_PROBLEM REQUIREMENTS_: Transcribe all of the material exactly. Any picture in it should be left out.

_SOURCE MATERIAL_:
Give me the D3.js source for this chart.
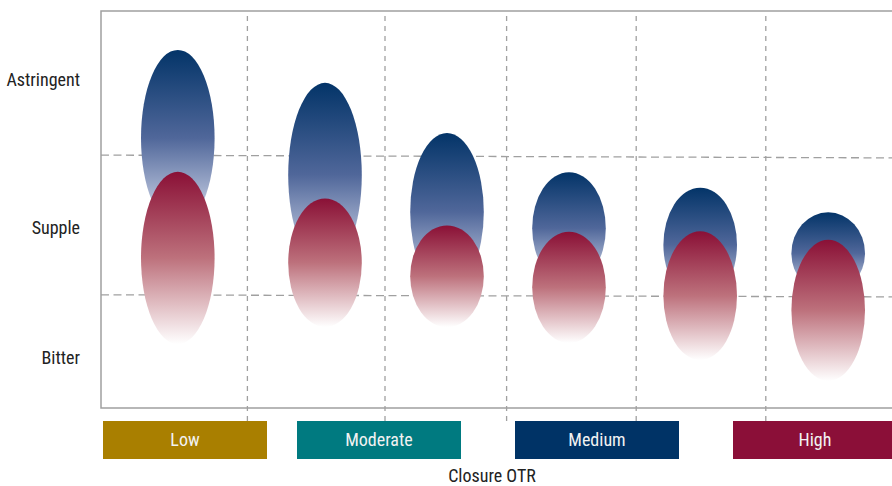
<!DOCTYPE html>
<meta charset="utf-8">
<script src="https://cdn.jsdelivr.net/npm/d3@7"></script>
<style>
body { margin: 0; background: #fff; }
svg { display: block; font-family: "Liberation Sans Narrow", "Roboto Condensed", "DejaVu Sans Condensed", sans-serif; }
.grid line { stroke: #a0a0a0; stroke-width: 1.3; }
.frame { fill: none; stroke: #a0a0a0; stroke-width: 1.5; }
.ylabel { font-size: 18px; fill: #222; }
.legend text { font-size: 18px; fill: #f2f2f2; }
</style>
<body>
<script>

// taste categories on the y axis (value in 0-100 units)
var tastes = ["Astringent", "Supple", "Bitter"];
var tasteValues = [82.7, 45.5, 12.8];

// dashed band boundaries (left end / right end)
var bandLeft = [63.7, 28.5];
var bandRight = [63.0, 28.0];

// vertical dashed separators (x in 0-100 units)
var separators = [18.3, 35.5, 50.7, 66.9, 83.1];

// ellipse centers along x
var centers = [9.6, 28.0, 43.25, 58.5, 74.9, 90.9];
var halfWidth = 4.6;

// blue ellipses: center value and half height
var blueCenter = [68.0, 58.7, 49.4, 45.3, 41.1, 39.0];
var blueSpread = [22.2, 23.2, 19.9, 14.1, 14.4, 10.3];

// red ellipses: center value and half height
var redCenter = [37.8, 36.6, 33.2, 30.4, 28.3, 24.6];
var redSpread = [21.7, 16.2, 12.8, 14.0, 16.2, 17.8];

// closure OTR legend
var levels = ["Low", "Moderate", "Medium", "High"];
var levelColors = ["#a97f00", "#007a80", "#003366", "#8b0f38"];

var width = 892, height = 486;
var plot = {left: 101, top: 11, bottom: 408, right: 901};

var svg = d3.select("body").append("svg")
    .attr("width", width)
    .attr("height", height);

var x = d3.scaleLinear().domain([0, 100]).range([plot.left, plot.right]);
var y = d3.scaleLinear().domain([0, 100]).range([plot.bottom, plot.top]);

// gradients
var defs = svg.append("defs");
function gradient(id, stops) {
  var g = defs.append("linearGradient")
      .attr("id", id)
      .attr("x1", 0).attr("y1", 0).attr("x2", 0).attr("y2", 1);
  stops.forEach(function(s) {
    g.append("stop").attr("offset", s[0]).attr("stop-color", s[1]);
  });
}
gradient("blueGrad", [[0, "#033468"], [0.5, "#50679a"], [1, "#dde2f1"]]);
gradient("redGrad", [[0, "#8a1036"], [0.5, "#bd717c"], [1, "#ffffff"]]);

// grid
var grid = svg.append("g").attr("class", "grid");

grid.selectAll(".h")
    .data(bandLeft)
  .enter().append("line")
    .attr("class", "h")
    .attr("x1", plot.left)
    .attr("x2", width)
    .attr("y1", function(d) { return y(d); })
    .attr("y2", function(d, i) { return y(bandRight[i]); })
    .attr("stroke-dasharray", "8,4.5");

grid.selectAll(".v")
    .data(separators)
  .enter().append("line")
    .attr("class", "v")
    .attr("x1", function(d) { return x(d); })
    .attr("x2", function(d) { return x(d); })
    .attr("y1", plot.top + 5)
    .attr("y2", plot.bottom + 14)
    .attr("stroke-dasharray", "5,5");

// frame: left, top, bottom
svg.append("path")
    .attr("class", "frame")
    .attr("d", "M" + width + "," + plot.top + "H" + plot.left + "V" + plot.bottom + "H" + width);

// y labels
svg.selectAll(".ylabel")
    .data(tastes)
  .enter().append("text")
    .attr("class", "ylabel")
    .attr("x", 80)
    .attr("y", function(d, i) { return y(tasteValues[i]); })
    .attr("dy", "0.36em")
    .attr("text-anchor", "end")
    .text(function(d) { return d; });

// ellipses
var rx = x(halfWidth) - x(0);

svg.append("g").selectAll("ellipse")
    .data(centers)
  .enter().append("ellipse")
    .attr("cx", function(d) { return x(d); })
    .attr("cy", function(d, i) { return y(blueCenter[i]); })
    .attr("rx", rx)
    .attr("ry", function(d, i) { return y(0) - y(blueSpread[i]); })
    .attr("fill", "url(#blueGrad)");

svg.append("g").selectAll("ellipse")
    .data(centers)
  .enter().append("ellipse")
    .attr("cx", function(d) { return x(d); })
    .attr("cy", function(d, i) { return y(redCenter[i]); })
    .attr("rx", rx)
    .attr("ry", function(d, i) { return y(0) - y(redSpread[i]); })
    .attr("fill", "url(#redGrad)");

// legend boxes
var legendX = [103, 297, 515, 733];
var boxW = 164, boxH = 38, boxY = 421;

var legend = svg.selectAll(".legend")
    .data(levels)
  .enter().append("g")
    .attr("class", "legend")
    .attr("transform", function(d, i) { return "translate(" + legendX[i] + "," + boxY + ")"; });

legend.append("rect")
    .attr("width", boxW)
    .attr("height", boxH)
    .attr("fill", function(d, i) { return levelColors[i]; });

legend.append("text")
    .attr("x", boxW / 2)
    .attr("y", boxH / 2)
    .attr("dy", "0.36em")
    .attr("text-anchor", "middle")
    .text(function(d) { return d; });

// axis title
svg.append("text")
    .attr("x", 492)
    .attr("y", 476)
    .attr("dy", "0.36em")
    .attr("text-anchor", "middle")
    .style("font-size", "18px")
    .style("fill", "#222")
    .text("Closure OTR");

</script>
</body>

_ANSWER FOR THIS EXERCISE_:
Give me the D3.js source for this chart.
<!DOCTYPE html>
<meta charset="utf-8">
<script src="https://cdn.jsdelivr.net/npm/d3@7"></script>
<style>
body { margin: 0; background: #fff; }
svg { display: block; font-family: "Liberation Sans Narrow", "Roboto Condensed", "DejaVu Sans Condensed", sans-serif; }
.grid line { stroke: #a0a0a0; stroke-width: 1.3; }
.frame { fill: none; stroke: #a0a0a0; stroke-width: 1.5; }
.ylabel { font-size: 18px; fill: #222; }
.legend text { font-size: 18px; fill: #f2f2f2; }
</style>
<body>
<script>

// taste categories on the y axis (value in 0-100 units)
var tastes = ["Astringent", "Supple", "Bitter"];
var tasteValues = [82.7, 45.5, 12.8];

// dashed band boundaries (left end / right end)
var bandLeft = [63.7, 28.5];
var bandRight = [63.0, 28.0];

// vertical dashed separators (x in 0-100 units)
var separators = [18.3, 35.5, 50.7, 66.9, 83.1];

// ellipse centers along x
var centers = [9.6, 28.0, 43.25, 58.5, 74.9, 90.9];
var halfWidth = 4.6;

// blue ellipses: center value and half height
var blueCenter = [68.0, 58.7, 49.4, 45.3, 41.1, 39.0];
var blueSpread = [22.2, 23.2, 19.9, 14.1, 14.4, 10.3];

// red ellipses: center value and half height
var redCenter = [37.8, 36.6, 33.2, 30.4, 28.3, 24.6];
var redSpread = [21.7, 16.2, 12.8, 14.0, 16.2, 17.8];

// closure OTR legend
var levels = ["Low", "Moderate", "Medium", "High"];
var levelColors = ["#a97f00", "#007a80", "#003366", "#8b0f38"];

var width = 892, height = 486;
var plot = {left: 101, top: 11, bottom: 408, right: 901};

var svg = d3.select("body").append("svg")
    .attr("width", width)
    .attr("height", height);

var x = d3.scaleLinear().domain([0, 100]).range([plot.left, plot.right]);
var y = d3.scaleLinear().domain([0, 100]).range([plot.bottom, plot.top]);

// gradients
var defs = svg.append("defs");
function gradient(id, stops) {
  var g = defs.append("linearGradient")
      .attr("id", id)
      .attr("x1", 0).attr("y1", 0).attr("x2", 0).attr("y2", 1);
  stops.forEach(function(s) {
    g.append("stop").attr("offset", s[0]).attr("stop-color", s[1]);
  });
}
gradient("blueGrad", [[0, "#033468"], [0.5, "#50679a"], [1, "#dde2f1"]]);
gradient("redGrad", [[0, "#8a1036"], [0.5, "#bd717c"], [1, "#ffffff"]]);

// grid
var grid = svg.append("g").attr("class", "grid");

grid.selectAll(".h")
    .data(bandLeft)
  .enter().append("line")
    .attr("class", "h")
    .attr("x1", plot.left)
    .attr("x2", width)
    .attr("y1", function(d) { return y(d); })
    .attr("y2", function(d, i) { return y(bandRight[i]); })
    .attr("stroke-dasharray", "8,4.5");

grid.selectAll(".v")
    .data(separators)
  .enter().append("line")
    .attr("class", "v")
    .attr("x1", function(d) { return x(d); })
    .attr("x2", function(d) { return x(d); })
    .attr("y1", plot.top + 5)
    .attr("y2", plot.bottom + 14)
    .attr("stroke-dasharray", "5,5");

// frame: left, top, bottom
svg.append("path")
    .attr("class", "frame")
    .attr("d", "M" + width + "," + plot.top + "H" + plot.left + "V" + plot.bottom + "H" + width);

// y labels
svg.selectAll(".ylabel")
    .data(tastes)
  .enter().append("text")
    .attr("class", "ylabel")
    .attr("x", 80)
    .attr("y", function(d, i) { return y(tasteValues[i]); })
    .attr("dy", "0.36em")
    .attr("text-anchor", "end")
    .text(function(d) { return d; });

// ellipses
var rx = x(halfWidth) - x(0);

svg.append("g").selectAll("ellipse")
    .data(centers)
  .enter().append("ellipse")
    .attr("cx", function(d) { return x(d); })
    .attr("cy", function(d, i) { return y(blueCenter[i]); })
    .attr("rx", rx)
    .attr("ry", function(d, i) { return y(0) - y(blueSpread[i]); })
    .attr("fill", "url(#blueGrad)");

svg.append("g").selectAll("ellipse")
    .data(centers)
  .enter().append("ellipse")
    .attr("cx", function(d) { return x(d); })
    .attr("cy", function(d, i) { return y(redCenter[i]); })
    .attr("rx", rx)
    .attr("ry", function(d, i) { return y(0) - y(redSpread[i]); })
    .attr("fill", "url(#redGrad)");

// legend boxes
var legendX = [103, 297, 515, 733];
var boxW = 164, boxH = 38, boxY = 421;

var legend = svg.selectAll(".legend")
    .data(levels)
  .enter().append("g")
    .attr("class", "legend")
    .attr("transform", function(d, i) { return "translate(" + legendX[i] + "," + boxY + ")"; });

legend.append("rect")
    .attr("width", boxW)
    .attr("height", boxH)
    .attr("fill", function(d, i) { return levelColors[i]; });

legend.append("text")
    .attr("x", boxW / 2)
    .attr("y", boxH / 2)
    .attr("dy", "0.36em")
    .attr("text-anchor", "middle")
    .text(function(d) { return d; });

// axis title
svg.append("text")
    .attr("x", 492)
    .attr("y", 476)
    .attr("dy", "0.36em")
    .attr("text-anchor", "middle")
    .style("font-size", "18px")
    .style("fill", "#222")
    .text("Closure OTR");

</script>
</body>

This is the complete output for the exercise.